**AIM OF THE EXERCISE**
Working from the top of the listing below, retype each line through the line containing "plt.rcParams['font.size'] = 9", both included, with no pictures.

[START RECORDED DATA]

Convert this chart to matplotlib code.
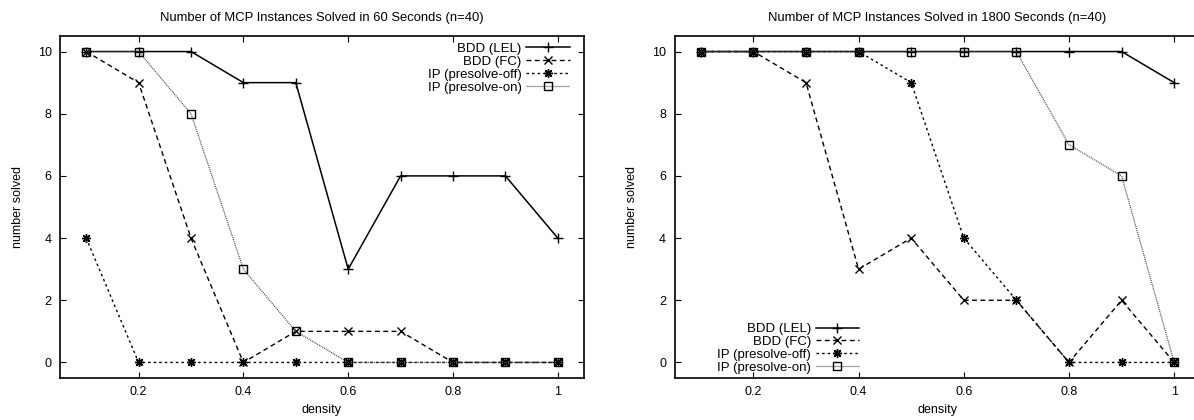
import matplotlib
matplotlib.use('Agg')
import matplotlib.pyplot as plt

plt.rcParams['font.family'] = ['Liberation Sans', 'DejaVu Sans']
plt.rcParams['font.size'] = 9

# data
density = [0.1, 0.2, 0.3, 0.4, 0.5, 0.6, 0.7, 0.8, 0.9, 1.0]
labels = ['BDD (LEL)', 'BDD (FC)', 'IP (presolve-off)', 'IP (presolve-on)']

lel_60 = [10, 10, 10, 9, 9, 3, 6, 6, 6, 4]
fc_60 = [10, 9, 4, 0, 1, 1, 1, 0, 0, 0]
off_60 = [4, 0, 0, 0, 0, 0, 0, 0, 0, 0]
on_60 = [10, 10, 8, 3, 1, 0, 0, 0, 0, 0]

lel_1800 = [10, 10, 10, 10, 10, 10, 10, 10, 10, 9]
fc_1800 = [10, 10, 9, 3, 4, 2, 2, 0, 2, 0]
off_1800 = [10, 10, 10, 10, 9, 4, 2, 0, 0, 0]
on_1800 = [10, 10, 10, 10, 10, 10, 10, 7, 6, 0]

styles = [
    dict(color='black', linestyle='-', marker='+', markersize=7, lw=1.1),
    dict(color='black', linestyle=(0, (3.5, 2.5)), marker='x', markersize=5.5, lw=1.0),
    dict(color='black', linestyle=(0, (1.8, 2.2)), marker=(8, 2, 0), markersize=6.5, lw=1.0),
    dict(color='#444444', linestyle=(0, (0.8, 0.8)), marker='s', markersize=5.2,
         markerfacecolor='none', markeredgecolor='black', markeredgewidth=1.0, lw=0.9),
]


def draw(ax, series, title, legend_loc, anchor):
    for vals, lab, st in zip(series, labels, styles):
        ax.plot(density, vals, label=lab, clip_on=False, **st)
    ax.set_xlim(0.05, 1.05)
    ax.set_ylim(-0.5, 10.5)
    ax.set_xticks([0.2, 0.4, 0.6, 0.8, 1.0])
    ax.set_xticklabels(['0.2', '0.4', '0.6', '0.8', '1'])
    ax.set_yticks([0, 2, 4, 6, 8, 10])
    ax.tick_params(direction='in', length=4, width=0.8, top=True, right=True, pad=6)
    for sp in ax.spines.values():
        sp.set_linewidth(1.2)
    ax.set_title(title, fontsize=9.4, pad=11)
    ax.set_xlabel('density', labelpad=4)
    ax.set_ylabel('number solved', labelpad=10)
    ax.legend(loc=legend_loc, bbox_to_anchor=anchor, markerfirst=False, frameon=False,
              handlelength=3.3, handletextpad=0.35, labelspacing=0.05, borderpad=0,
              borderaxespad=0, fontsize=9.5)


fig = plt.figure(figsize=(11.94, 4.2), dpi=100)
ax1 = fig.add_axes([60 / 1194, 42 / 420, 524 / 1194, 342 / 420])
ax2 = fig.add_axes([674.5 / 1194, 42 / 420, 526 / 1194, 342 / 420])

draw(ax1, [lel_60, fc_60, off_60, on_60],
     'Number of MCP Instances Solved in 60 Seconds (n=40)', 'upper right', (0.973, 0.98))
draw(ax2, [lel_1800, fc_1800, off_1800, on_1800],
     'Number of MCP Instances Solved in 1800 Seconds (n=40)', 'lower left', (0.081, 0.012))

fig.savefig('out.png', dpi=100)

[END RECORDED DATA]

**COMPLETE OUTPUT**
Convert this chart to matplotlib code.
import matplotlib
matplotlib.use('Agg')
import matplotlib.pyplot as plt

plt.rcParams['font.family'] = ['Liberation Sans', 'DejaVu Sans']
plt.rcParams['font.size'] = 9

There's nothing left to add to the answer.